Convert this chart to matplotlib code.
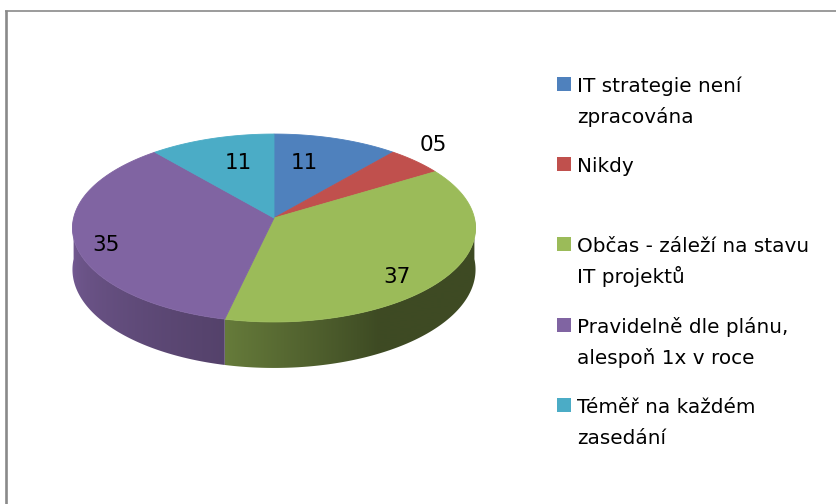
import textwrap
import numpy as np
import matplotlib
matplotlib.use("Agg")
import matplotlib.pyplot as plt
from matplotlib.patches import Polygon, Rectangle
from matplotlib.colors import to_rgb

# ---------------- data ----------------
categories = [
    "IT strategie není zpracována",
    "Nikdy",
    "Občas - záleží na stavu IT projektů",
    "Pravidelně dle plánu, alespoň 1x v roce",
    "Téměř na každém zasedání",
]
values = [11, 5, 37, 35, 11]
colors = ["#4F81BD", "#C0504D", "#9BBB59", "#8064A2", "#4BACC6"]

plt.rcParams["font.family"] = ["DejaVu Sans"]

W, Hpx = 836, 504
fig = plt.figure(figsize=(W / 100, Hpx / 100), dpi=100)
ax = fig.add_axes([0, 0, 1, 1])
ax.set_xlim(0, W)
ax.set_ylim(Hpx, 0)
ax.axis("off")

# ---------------- 3D pie projection (pixel space) ----------------
CX, RX = 274.0, 200.4
K, A, B = 0.1064, 69.7, 218.0
DEPTH = 41.1


def proj(theta_deg, r=1.0, z=0.0):
    t = np.radians(theta_deg)
    x = r * np.sin(t)
    d = -r * np.cos(t)
    w = 1 - K * d
    return CX + RX * x / w, (A * d + B) / w + z / w


total = float(sum(values))
angles = np.array(values) / total * 360.0
starts = np.concatenate([[0.0], np.cumsum(angles)[:-1]])
ends = starts + angles


def shade(theta):
    return np.interp(theta, [90, 152, 193, 270], [0.40, 0.40, 0.66, 0.92])


# map screen x -> angle on the front rim (for wall gradient)
th_front = np.linspace(90, 270, 721)
x_front = np.array([proj(t)[0] for t in th_front])
order = np.argsort(x_front)
gx = np.linspace(60, 490, 861)
g_theta = np.interp(gx, x_front[order], th_front[order])

# side walls (front half), gradient clipped to wall shape
for a, b, c in zip(starts, ends, colors):
    lo, hi = max(a, 90.0), min(b, 270.0)
    if lo >= hi:
        continue
    ts = np.linspace(lo, hi, int((hi - lo) / 0.5) + 2)
    top = [proj(t) for t in ts]
    bot = [proj(t, z=DEPTH) for t in ts[::-1]]
    wall = Polygon(top + bot, closed=True, facecolor="none", edgecolor="none")
    ax.add_patch(wall)
    base = np.array(to_rgb(c))
    img = np.clip(base[None, None, :] * shade(g_theta)[None, :, None], 0, 1)
    img = np.repeat(img, 2, axis=0)
    im = ax.imshow(img, extent=(gx[0], gx[-1], 400, 100), aspect="auto",
                   interpolation="bilinear", zorder=1)
    im.set_clip_path(wall)

# top faces
apex = proj(0.0, r=0.0)
for a, b, c in zip(starts, ends, colors):
    ts = np.linspace(a, b, max(int((b - a) / 0.5), 2) + 1)
    pts = [apex] + [proj(t) for t in ts]
    ax.add_patch(Polygon(pts, closed=True, facecolor=c, edgecolor=c,
                         linewidth=0.6, zorder=2))

# data labels
label_r = [0.65, 1.22, 0.83, 0.86, 0.66]
label_shift = [-5.4, -3.8, 10.5, -5.6, 3.5]
for a, b, v, r, s in zip(starts, ends, values, label_r, label_shift):
    X, Y = proj(0.5 * (a + b) + s, r=r)
    ax.text(X, Y, f"{v:02d}", ha="center", va="center", fontsize=15.5,
            color="black", zorder=3)

# ---------------- legend ----------------
LX, LY0, STEP, LINE = 577, 92, 80.2, 31
for i, (cat, c) in enumerate(zip(categories, colors)):
    y = LY0 + STEP * i
    ax.add_patch(Rectangle((557, y - 15), 14, 14, facecolor=c,
                           edgecolor="none"))
    for j, line in enumerate(textwrap.wrap(cat, 23)):
        ax.text(LX, y + j * LINE, line, ha="left", va="baseline",
                fontsize=14.4, color="black")

# ---------------- frame ----------------
ax.plot([5, W], [10.5, 10.5], color="#808080", lw=1.1, solid_capstyle="butt")
ax.plot([6, 6], [10, Hpx], color="#8a8a8a", lw=1.9, solid_capstyle="butt")

ax.set_xlim(0, W)
ax.set_ylim(Hpx, 0)
fig.savefig("out.png", dpi=100, facecolor="white")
__________________________________________________
**Instructions to follow:** Repeat the listing above up to and including the line with "return CX +", starting from its first line. Drop any pictures.

**Response to the exercise:**
Convert this chart to matplotlib code.
import textwrap
import numpy as np
import matplotlib
matplotlib.use("Agg")
import matplotlib.pyplot as plt
from matplotlib.patches import Polygon, Rectangle
from matplotlib.colors import to_rgb

# ---------------- data ----------------
categories = [
    "IT strategie není zpracována",
    "Nikdy",
    "Občas - záleží na stavu IT projektů",
    "Pravidelně dle plánu, alespoň 1x v roce",
    "Téměř na každém zasedání",
]
values = [11, 5, 37, 35, 11]
colors = ["#4F81BD", "#C0504D", "#9BBB59", "#8064A2", "#4BACC6"]

plt.rcParams["font.family"] = ["DejaVu Sans"]

W, Hpx = 836, 504
fig = plt.figure(figsize=(W / 100, Hpx / 100), dpi=100)
ax = fig.add_axes([0, 0, 1, 1])
ax.set_xlim(0, W)
ax.set_ylim(Hpx, 0)
ax.axis("off")

# ---------------- 3D pie projection (pixel space) ----------------
CX, RX = 274.0, 200.4
K, A, B = 0.1064, 69.7, 218.0
DEPTH = 41.1


def proj(theta_deg, r=1.0, z=0.0):
    t = np.radians(theta_deg)
    x = r * np.sin(t)
    d = -r * np.cos(t)
    w = 1 - K * d
    return CX + RX * x / w, (A * d + B) / w + z / w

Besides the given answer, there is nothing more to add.